* START Data *

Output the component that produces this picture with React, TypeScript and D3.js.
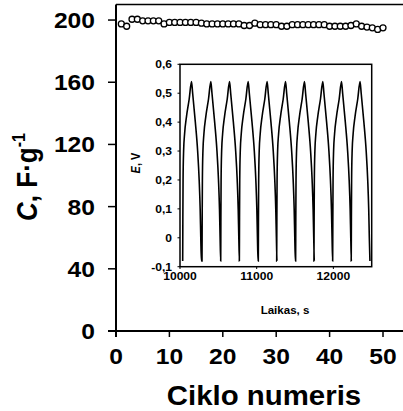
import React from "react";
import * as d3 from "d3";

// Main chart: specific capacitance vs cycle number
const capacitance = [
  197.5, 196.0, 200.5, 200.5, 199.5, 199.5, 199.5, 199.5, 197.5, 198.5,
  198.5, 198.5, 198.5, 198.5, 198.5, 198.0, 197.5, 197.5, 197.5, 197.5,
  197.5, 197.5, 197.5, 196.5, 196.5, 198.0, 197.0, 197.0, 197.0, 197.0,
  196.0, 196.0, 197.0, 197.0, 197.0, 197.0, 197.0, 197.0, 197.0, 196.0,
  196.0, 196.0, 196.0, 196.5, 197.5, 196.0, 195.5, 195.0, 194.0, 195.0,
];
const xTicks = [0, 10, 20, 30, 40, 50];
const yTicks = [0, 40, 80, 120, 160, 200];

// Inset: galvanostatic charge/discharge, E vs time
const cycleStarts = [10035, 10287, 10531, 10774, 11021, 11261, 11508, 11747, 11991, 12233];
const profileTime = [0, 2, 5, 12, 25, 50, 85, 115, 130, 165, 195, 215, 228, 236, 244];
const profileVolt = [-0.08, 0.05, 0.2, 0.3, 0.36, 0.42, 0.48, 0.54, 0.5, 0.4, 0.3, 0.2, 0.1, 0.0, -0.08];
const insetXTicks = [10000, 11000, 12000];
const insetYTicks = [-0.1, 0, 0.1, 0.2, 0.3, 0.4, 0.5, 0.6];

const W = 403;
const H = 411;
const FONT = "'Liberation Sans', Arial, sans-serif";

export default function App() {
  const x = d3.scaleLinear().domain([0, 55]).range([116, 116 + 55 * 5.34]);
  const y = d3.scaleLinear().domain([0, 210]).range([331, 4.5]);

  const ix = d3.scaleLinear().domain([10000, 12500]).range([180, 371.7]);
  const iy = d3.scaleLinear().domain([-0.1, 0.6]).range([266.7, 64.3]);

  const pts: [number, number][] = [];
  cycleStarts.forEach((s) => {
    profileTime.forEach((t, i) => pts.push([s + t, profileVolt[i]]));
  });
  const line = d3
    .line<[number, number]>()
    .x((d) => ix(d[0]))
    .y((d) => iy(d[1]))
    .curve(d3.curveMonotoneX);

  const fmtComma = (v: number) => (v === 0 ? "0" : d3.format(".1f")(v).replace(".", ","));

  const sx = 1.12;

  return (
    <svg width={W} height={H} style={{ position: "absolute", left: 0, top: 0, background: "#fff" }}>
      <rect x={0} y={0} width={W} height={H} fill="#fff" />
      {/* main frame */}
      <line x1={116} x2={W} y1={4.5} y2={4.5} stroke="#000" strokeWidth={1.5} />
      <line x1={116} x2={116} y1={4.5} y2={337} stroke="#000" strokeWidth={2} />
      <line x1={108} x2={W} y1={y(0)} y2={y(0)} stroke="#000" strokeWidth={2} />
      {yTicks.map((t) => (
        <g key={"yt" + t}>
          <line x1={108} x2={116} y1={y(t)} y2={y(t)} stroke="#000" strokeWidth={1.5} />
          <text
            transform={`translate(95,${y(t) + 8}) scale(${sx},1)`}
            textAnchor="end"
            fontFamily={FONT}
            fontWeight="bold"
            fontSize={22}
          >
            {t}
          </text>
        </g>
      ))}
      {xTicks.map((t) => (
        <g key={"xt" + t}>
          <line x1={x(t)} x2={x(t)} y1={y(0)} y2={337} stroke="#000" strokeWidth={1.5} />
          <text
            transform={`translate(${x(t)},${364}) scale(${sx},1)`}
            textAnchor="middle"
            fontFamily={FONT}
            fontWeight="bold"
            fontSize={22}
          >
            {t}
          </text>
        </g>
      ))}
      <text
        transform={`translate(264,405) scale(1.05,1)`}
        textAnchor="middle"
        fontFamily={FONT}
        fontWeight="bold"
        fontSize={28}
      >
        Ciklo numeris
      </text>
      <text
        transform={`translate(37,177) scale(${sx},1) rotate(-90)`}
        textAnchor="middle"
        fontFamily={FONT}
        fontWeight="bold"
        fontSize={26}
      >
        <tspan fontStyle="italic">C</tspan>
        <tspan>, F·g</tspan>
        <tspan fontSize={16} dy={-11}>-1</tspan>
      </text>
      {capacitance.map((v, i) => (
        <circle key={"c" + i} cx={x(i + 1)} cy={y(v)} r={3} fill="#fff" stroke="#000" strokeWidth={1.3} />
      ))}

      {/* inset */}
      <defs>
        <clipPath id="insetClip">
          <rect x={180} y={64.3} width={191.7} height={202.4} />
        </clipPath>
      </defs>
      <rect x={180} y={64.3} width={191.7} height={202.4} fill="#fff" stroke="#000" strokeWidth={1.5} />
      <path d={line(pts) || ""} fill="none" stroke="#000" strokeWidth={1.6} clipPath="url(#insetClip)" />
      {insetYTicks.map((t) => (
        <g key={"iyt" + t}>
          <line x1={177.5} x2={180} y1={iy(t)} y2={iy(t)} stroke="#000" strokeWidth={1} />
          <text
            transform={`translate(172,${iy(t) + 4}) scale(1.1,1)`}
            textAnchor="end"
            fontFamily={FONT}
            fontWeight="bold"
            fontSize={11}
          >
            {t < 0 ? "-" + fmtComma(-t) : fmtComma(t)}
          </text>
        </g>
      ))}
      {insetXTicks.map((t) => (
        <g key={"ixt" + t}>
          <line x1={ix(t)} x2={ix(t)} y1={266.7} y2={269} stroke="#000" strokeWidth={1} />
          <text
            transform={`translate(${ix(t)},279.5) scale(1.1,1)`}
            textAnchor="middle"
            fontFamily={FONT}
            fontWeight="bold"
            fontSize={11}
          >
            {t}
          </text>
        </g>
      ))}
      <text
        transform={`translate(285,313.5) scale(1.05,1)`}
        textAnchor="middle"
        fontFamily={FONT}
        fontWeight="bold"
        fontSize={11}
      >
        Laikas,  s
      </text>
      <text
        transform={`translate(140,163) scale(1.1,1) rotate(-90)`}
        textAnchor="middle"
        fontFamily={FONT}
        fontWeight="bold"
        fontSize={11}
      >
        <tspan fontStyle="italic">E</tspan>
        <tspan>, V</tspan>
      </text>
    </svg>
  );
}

* END Data *

Written request
All lines holding the word "React" should be picked out and copied.

Answer below
Output the component that produces this picture with React, TypeScript and D3.js.
import React from "react";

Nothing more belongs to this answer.